• _Given information_:
## start

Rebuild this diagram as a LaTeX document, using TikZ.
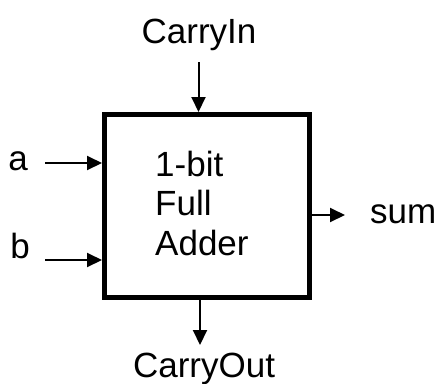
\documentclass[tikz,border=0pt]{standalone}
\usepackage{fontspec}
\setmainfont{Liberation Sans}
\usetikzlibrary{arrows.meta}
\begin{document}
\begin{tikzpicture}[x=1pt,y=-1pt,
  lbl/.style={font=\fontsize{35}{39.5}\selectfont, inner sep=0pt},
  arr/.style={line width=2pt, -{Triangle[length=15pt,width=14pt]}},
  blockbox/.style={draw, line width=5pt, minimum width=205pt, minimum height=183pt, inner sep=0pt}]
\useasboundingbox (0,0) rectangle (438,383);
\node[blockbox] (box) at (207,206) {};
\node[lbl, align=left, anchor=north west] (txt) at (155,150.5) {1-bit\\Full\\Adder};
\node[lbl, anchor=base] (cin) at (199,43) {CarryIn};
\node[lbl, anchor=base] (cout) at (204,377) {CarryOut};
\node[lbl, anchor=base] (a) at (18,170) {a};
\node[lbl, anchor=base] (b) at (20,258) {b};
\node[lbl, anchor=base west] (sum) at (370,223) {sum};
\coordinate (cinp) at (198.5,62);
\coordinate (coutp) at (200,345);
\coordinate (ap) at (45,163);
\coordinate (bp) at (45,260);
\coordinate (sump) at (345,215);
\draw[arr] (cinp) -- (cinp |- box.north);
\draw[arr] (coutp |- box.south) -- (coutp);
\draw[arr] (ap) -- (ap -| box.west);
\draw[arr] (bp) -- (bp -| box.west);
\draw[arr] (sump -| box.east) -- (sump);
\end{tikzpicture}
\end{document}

## end
## start

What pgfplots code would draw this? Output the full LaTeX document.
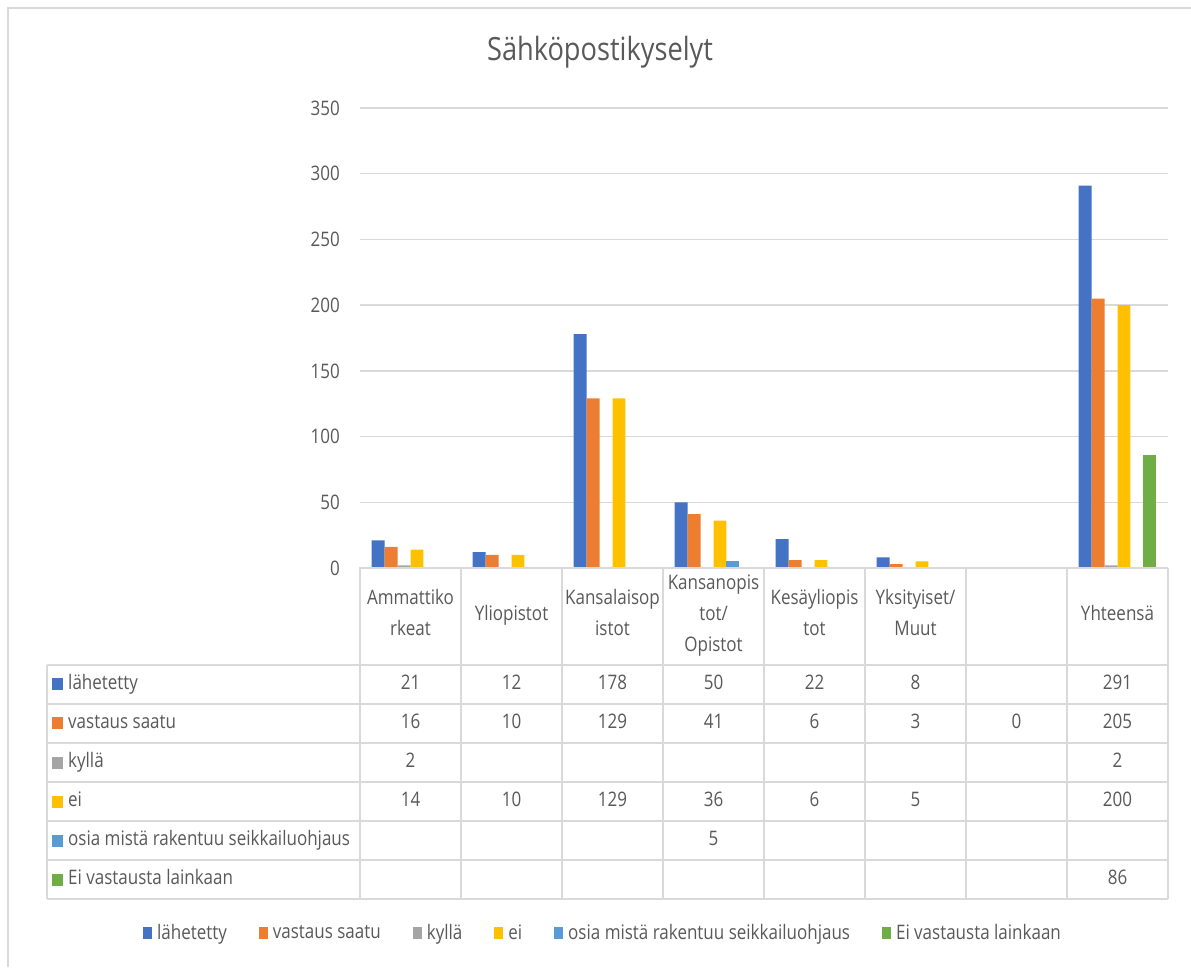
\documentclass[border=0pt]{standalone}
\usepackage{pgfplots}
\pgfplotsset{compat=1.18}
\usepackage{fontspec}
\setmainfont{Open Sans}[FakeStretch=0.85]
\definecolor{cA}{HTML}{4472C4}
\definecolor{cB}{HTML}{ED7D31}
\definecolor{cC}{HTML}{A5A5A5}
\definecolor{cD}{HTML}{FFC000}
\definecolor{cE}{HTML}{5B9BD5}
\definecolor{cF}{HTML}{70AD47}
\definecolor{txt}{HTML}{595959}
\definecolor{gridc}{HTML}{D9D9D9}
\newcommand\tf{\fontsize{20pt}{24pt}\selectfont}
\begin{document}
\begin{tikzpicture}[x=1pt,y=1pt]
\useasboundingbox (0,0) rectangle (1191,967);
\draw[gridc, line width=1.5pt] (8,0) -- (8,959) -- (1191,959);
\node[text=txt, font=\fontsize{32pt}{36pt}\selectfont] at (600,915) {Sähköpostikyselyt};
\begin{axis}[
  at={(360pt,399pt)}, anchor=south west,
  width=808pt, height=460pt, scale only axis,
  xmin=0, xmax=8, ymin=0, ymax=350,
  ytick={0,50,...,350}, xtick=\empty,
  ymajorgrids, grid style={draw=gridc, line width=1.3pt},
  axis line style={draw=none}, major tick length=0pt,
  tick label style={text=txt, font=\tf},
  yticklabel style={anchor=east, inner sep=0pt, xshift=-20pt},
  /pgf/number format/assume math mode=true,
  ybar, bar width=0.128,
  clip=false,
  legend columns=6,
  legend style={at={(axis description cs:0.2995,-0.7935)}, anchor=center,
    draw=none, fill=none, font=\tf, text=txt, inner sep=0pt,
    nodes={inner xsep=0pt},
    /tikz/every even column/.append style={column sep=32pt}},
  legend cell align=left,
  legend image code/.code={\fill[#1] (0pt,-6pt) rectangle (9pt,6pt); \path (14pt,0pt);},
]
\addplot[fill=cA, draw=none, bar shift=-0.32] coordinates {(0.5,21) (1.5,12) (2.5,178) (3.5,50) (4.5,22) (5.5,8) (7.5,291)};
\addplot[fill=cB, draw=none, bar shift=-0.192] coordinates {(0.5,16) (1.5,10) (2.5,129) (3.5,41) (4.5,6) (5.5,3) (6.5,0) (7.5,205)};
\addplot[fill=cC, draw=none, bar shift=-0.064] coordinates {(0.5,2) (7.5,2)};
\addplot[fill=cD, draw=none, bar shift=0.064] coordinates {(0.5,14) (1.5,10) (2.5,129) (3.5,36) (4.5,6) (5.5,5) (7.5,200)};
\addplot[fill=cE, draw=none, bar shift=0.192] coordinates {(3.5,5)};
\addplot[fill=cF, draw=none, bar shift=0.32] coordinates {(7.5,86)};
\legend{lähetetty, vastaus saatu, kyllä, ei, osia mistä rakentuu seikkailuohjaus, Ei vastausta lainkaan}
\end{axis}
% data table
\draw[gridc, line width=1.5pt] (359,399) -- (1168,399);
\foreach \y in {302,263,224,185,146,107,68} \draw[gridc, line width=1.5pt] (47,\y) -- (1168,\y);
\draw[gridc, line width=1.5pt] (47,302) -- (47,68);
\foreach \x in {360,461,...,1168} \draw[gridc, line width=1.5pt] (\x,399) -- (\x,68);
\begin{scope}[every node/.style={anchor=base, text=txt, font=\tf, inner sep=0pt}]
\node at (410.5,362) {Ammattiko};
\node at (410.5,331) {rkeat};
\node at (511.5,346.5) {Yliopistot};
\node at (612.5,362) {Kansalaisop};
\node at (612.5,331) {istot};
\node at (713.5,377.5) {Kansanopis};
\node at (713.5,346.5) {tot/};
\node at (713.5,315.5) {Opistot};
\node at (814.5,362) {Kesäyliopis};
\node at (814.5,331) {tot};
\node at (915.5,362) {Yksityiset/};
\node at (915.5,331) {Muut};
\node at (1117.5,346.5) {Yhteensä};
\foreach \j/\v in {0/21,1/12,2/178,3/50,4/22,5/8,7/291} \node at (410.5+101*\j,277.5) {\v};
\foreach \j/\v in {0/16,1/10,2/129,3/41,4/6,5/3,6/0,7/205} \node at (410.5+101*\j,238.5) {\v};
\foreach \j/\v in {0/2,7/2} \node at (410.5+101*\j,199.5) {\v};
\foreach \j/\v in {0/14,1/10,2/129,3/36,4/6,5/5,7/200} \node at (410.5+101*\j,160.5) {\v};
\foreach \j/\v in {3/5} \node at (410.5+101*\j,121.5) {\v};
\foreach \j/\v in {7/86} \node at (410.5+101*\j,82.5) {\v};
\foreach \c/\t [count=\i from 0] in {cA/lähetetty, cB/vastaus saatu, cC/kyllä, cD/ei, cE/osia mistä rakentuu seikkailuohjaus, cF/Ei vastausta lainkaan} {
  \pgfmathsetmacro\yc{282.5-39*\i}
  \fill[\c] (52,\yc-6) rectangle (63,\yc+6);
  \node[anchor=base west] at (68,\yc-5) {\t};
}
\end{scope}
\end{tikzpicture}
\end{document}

## end
## start

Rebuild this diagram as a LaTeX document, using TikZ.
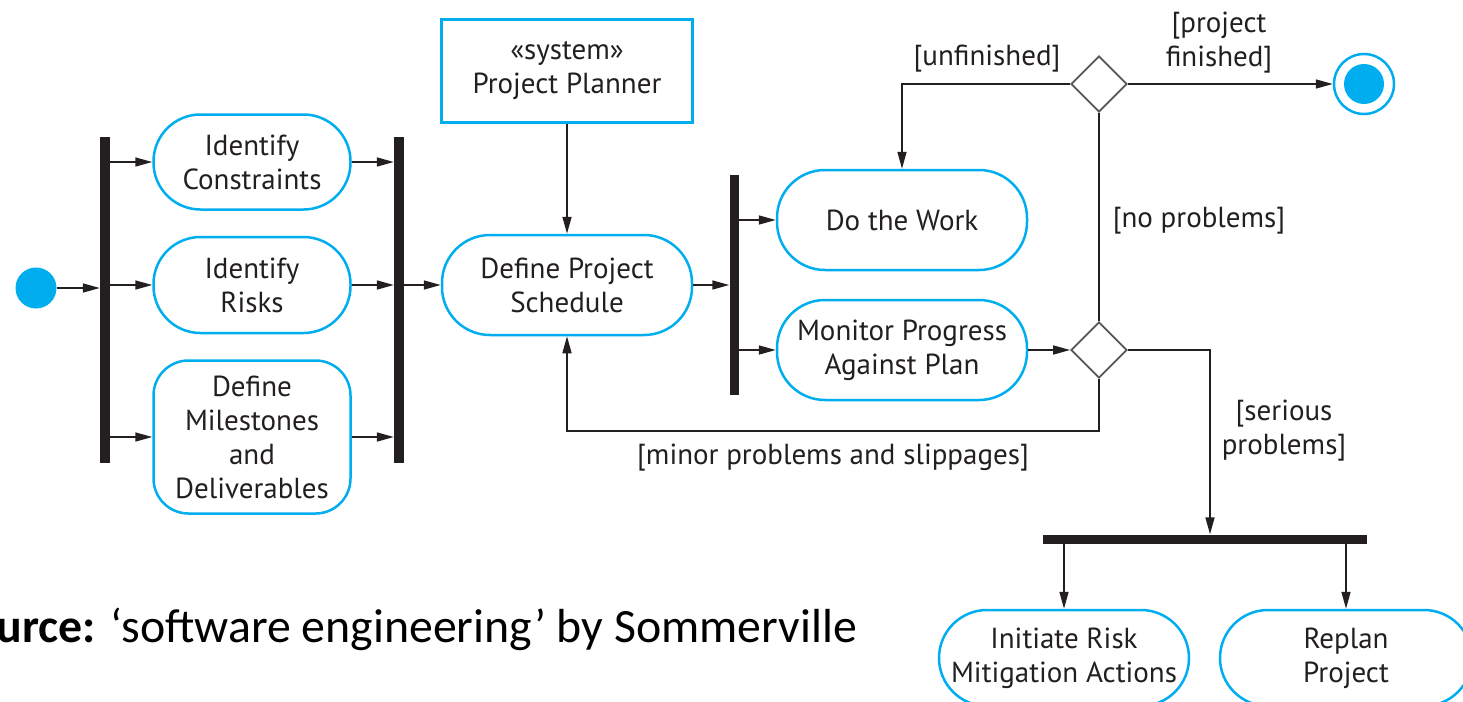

## end

Return every line of the preceding records in which the word "code" appears.

• _Answer to this exercise_:
What pgfplots code would draw this? Output the full LaTeX document.
  legend image code/.code={\fill[#1] (0pt,-6pt) rectangle (9pt,6pt); \path (14pt,0pt);},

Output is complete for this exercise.